You’ll see hybrids like HHC with small amounts of THCP or HHCP to boost perceived punch at the same labeled potency. In measured use, these blends can be interesting, but they complicate dosing. If the label lists multiple potent minors, treat the cart like a step up and pace yourself. Your first session should be a sample, not a marathon.

For those building a broader cannabinoid toolkit, there’s a place for Delta 8 THC when you want soft and sedating, Delta 9 THC or THCA vapes when you want classic cannabis, HHC for an upbeat medium, and HHCP when you want efficient intensity. No single molecule wins every context.

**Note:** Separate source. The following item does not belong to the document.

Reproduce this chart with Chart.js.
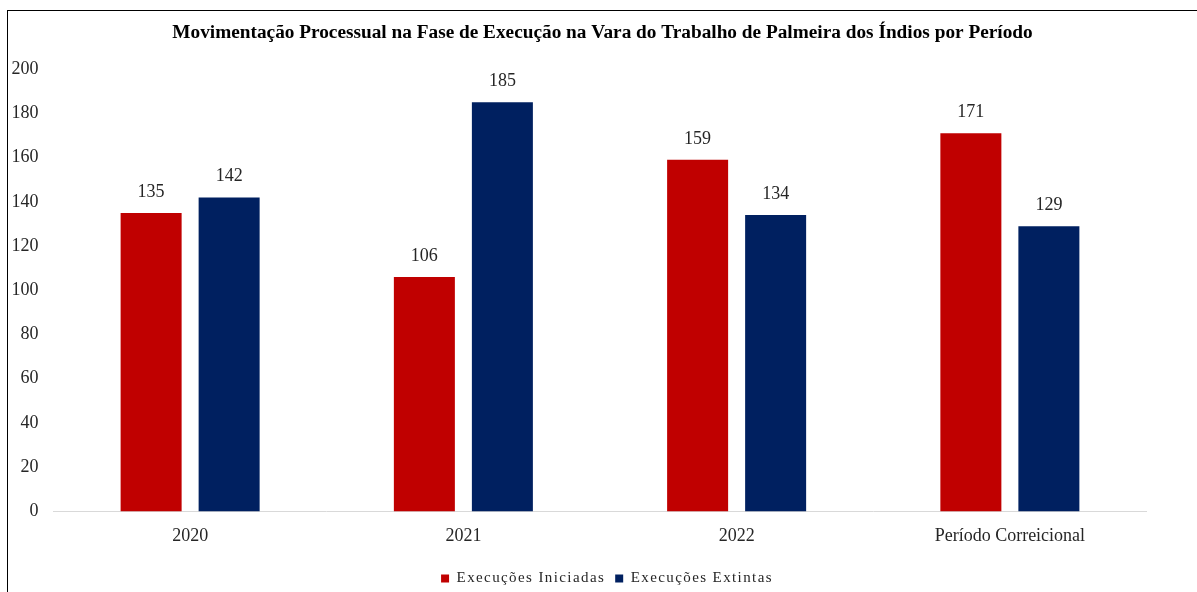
<!DOCTYPE html>
<html>
<head>
<meta charset="utf-8">
<script src="https://cdn.jsdelivr.net/npm/chart.js@4/dist/chart.umd.min.js"></script>
<style>
  html, body { margin: 0; padding: 0; background: #fff; }
  body { width: 1197px; height: 592px; position: relative; overflow: hidden; }
  #frame {
    position: absolute; left: 7px; top: 10px; width: 1300px; height: 700px;
    border-left: 1px solid #000; border-top: 1px solid #000;
  }
  #wrap { position: absolute; left: 9px; top: 11px; width: 1188px; height: 581px; }
</style>
</head>
<body>
<div id="frame"></div>
<div id="wrap"><canvas id="c" width="1188" height="581"></canvas></div>
<script>
const categories = ['2020', '2021', '2022', 'Período Correicional'];
const iniciadas = [135, 106, 159, 171];
const extintas = [142, 185, 134, 129];
const yTicks = [0, 20, 40, 60, 80, 100, 120, 140, 160, 180, 200];

const SERIF = '"Liberation Serif", "Times New Roman", serif';

// Value labels drawn above each bar
const valueLabels = {
  id: 'valueLabels',
  afterDatasetsDraw(chart) {
    const ctx = chart.ctx;
    ctx.save();
    ctx.font = '18px ' + SERIF;
    ctx.fillStyle = '#262626';
    ctx.textAlign = 'center';
    ctx.textBaseline = 'middle';
    chart.data.datasets.forEach((ds, i) => {
      chart.getDatasetMeta(i).data.forEach((bar, j) => {
        ctx.fillText(String(ds.data[j]), bar.x, bar.y - 21);
      });
    });
    ctx.restore();
  }
};

// Wider letter spacing for the legend entries
const legendSpacing = {
  id: 'legendSpacing',
  afterInit(chart) {
    const lg = chart.legend;
    if (!lg) return;
    ['fit', 'draw'].forEach(name => {
      const orig = lg[name];
      lg[name] = function () {
        const ctx = this.ctx;
        ctx.save();
        ctx.letterSpacing = '1.4px';
        const r = orig.apply(this, arguments);
        ctx.restore();
        return r;
      };
    });
  }
};

// Centre title and legend across the full frame width rather than the padded plot width
const centreBlocks = {
  id: 'centreBlocks',
  afterLayout(chart) {
    if (chart.titleBlock) { chart.titleBlock.left = 0; chart.titleBlock.right = 1187; }
    if (chart.legend) { chart.legend.left = 0; chart.legend.right = 1196; }
  }
};

new Chart(document.getElementById('c'), {
  type: 'bar',
  data: {
    labels: categories,
    datasets: [
      { label: 'Execuções Iniciadas', data: iniciadas, backgroundColor: '#C00000',
        categoryPercentage: 0.571, barPercentage: 0.782 },
      { label: 'Execuções Extintas', data: extintas, backgroundColor: '#002060',
        categoryPercentage: 0.571, barPercentage: 0.782 }
    ]
  },
  options: {
    responsive: false,
    devicePixelRatio: 1,
    animation: false,
    layout: { padding: { left: 0, right: 50.5, top: 0, bottom: -4 } },
    plugins: {
      title: {
        display: true,
        text: 'Movimentação Processual na Fase de Execução na Vara do Trabalho de Palmeira dos Índios por Período',
        color: '#000',
        font: { family: SERIF, size: 19.3, weight: 'bold' },
        padding: { top: 10, bottom: 25 }
      },
      legend: {
        position: 'bottom',
        labels: {
          color: '#262626',
          font: { family: SERIF, size: 15 },
          boxWidth: 8, boxHeight: 8, padding: 10
        }
      },
      tooltip: { enabled: false }
    },
    scales: {
      x: {
        grid: { display: false, drawTicks: false },
        border: { display: true, color: '#d9d9d9', width: 1 },
        ticks: { color: '#262626', font: { family: SERIF, size: 18 }, padding: 14 }
      },
      y: {
        min: 0, max: 200,
        afterBuildTicks(scale) { scale.ticks = yTicks.map(v => ({ value: v })); },
        afterFit(scale) { scale.width = 44.5; },
        grid: { display: false, drawTicks: false },
        border: { display: false },
        ticks: { color: '#262626', font: { family: SERIF, size: 18 }, padding: 15 }
      }
    }
  },
  plugins: [valueLabels, legendSpacing, centreBlocks]
});
</script>
</body>
</html>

Bottom line: buying with intent beats chasing buzzwords

If you only remember a few things, make them these:

    HHC is a versatile middle ground, HHCP is potent. Dose accordingly. Full panel lab reports are non-negotiable. Batch-matched or pass. Hardware and voltage determine half your experience. Start low. Terpenes shape mood and smoothness. Live resin, when available, is worth the extra few dollars. A trustworthy shop or site is part of the product. Choose retailers who can talk details, not just price.

When you find a cart that checks those boxes and fits your routine, pick up a spare. Good batches sell out. And if you ever feel the experience is off, trust that instinct, switch brands, or step back to something familiar. The market moves fast, but your standards should not.